What did not happen over the last 36 hours

When I came home from work on Monday, hoping to have some supper before we went to church, it was not to a scene of happiness.
The acrid chemical smell in the air led us to suspect a fire in the microwave oven, so my wife had called the Fire Department, who told us we should not stay inside. It was cold and my wife went into our neighbor's place across the street, while I did not.
Besides the four or five fire trucks there was a freelance photographer there and eventually a person from the gas company, who I did not speak to at first.

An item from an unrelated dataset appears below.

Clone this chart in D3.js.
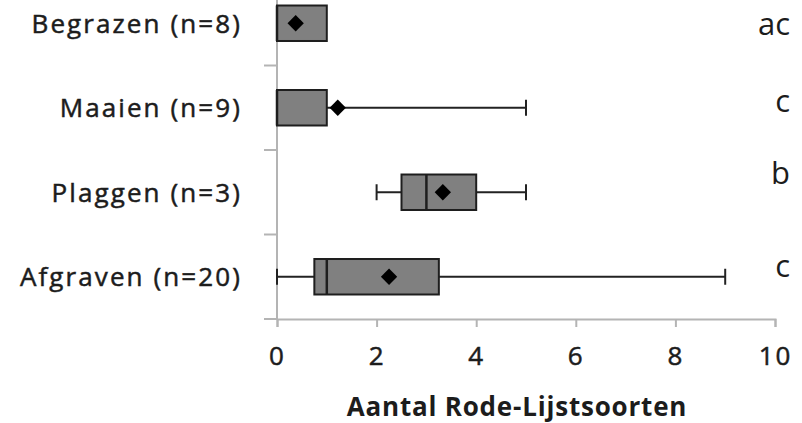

Once they took a look around, they opened the windows and doors, then brought in large industrial fans on extremely long extension cords to take away most of the fumes, while we waited, wondering what was happening. Eventually one of them told us that the gas furnace had overheated and had to be turned off and sprayed down with water to cool things off, and that it was not any problem with the microwave at all. I went in to look at the old furnace, which did not seem to be in very good shape after all this.
We ended up not making it to church that night. Also, we did not have much heat in the house except for a couple of small space heaters we set up.
The next morning, I stayed home to make some phone calls, hoping to find out whether our homeowner's insurance would provide any payout (it would not). A gas company representative came by and quickly determined that the boiler was shot and could not be repaired. We measured the size of the rooms and he based on a few other quantities, he determined that the old 200000 BTU input boiler was too large for the residence. Their quote on a new, smaller, modern gas boiler was not something I wanted to accept immediately though. I called other heating contractors in the area and the first couple could not set up appointments with me right away. One of them did come to visit, discuss what they could do, and agreed to set us up with a newer, even better, system, though not appreciably lower in price than the first quote. Since they could start right away, however, and in consultation with my wife, I agreed, drawing down heavily on a line of credit I had wanted to spare. The heating company spent the following ten hours pulling out the old unit and putting in the new 150000 BTU unit, finishing just shortly before midnight, a couple hours later than expected.

The brand-new boiler does not take up as much room in the basement as the old one. Even the heating guy admitted it is not the kind of big purchase you would care to show off to people, all that much. On the other hand, it should not attempt to run while dry the way the old one apparently did.
All this for a price which, had I paid them solely in dollar bills equal weight to this twelve-pack of soda, I would not have reached. I wrote two unpleasant checks, since I did not even have such a heavy stack of cash on hand. Were it not for the pictures they still need to take for the local permit application, I would be at work this morning.
Still, we witnessed no explosions and no fires raging out of control, nor freezing pipes and no one crushed by hundreds of pounds of cast iron.
Clarification: Everything did in fact happen, that's not what the title's referring to. I have simply cast all the facts as negative statements, in the spirit of Raymond Queneau's book Exercises in Style (the chapter called "Negativities"), perhaps in order to be contrary, perhaps not.

1 comment:

Rice Candy said...

Yikes! the first one looked scary. Glad you got it replaced with a better and much modern one.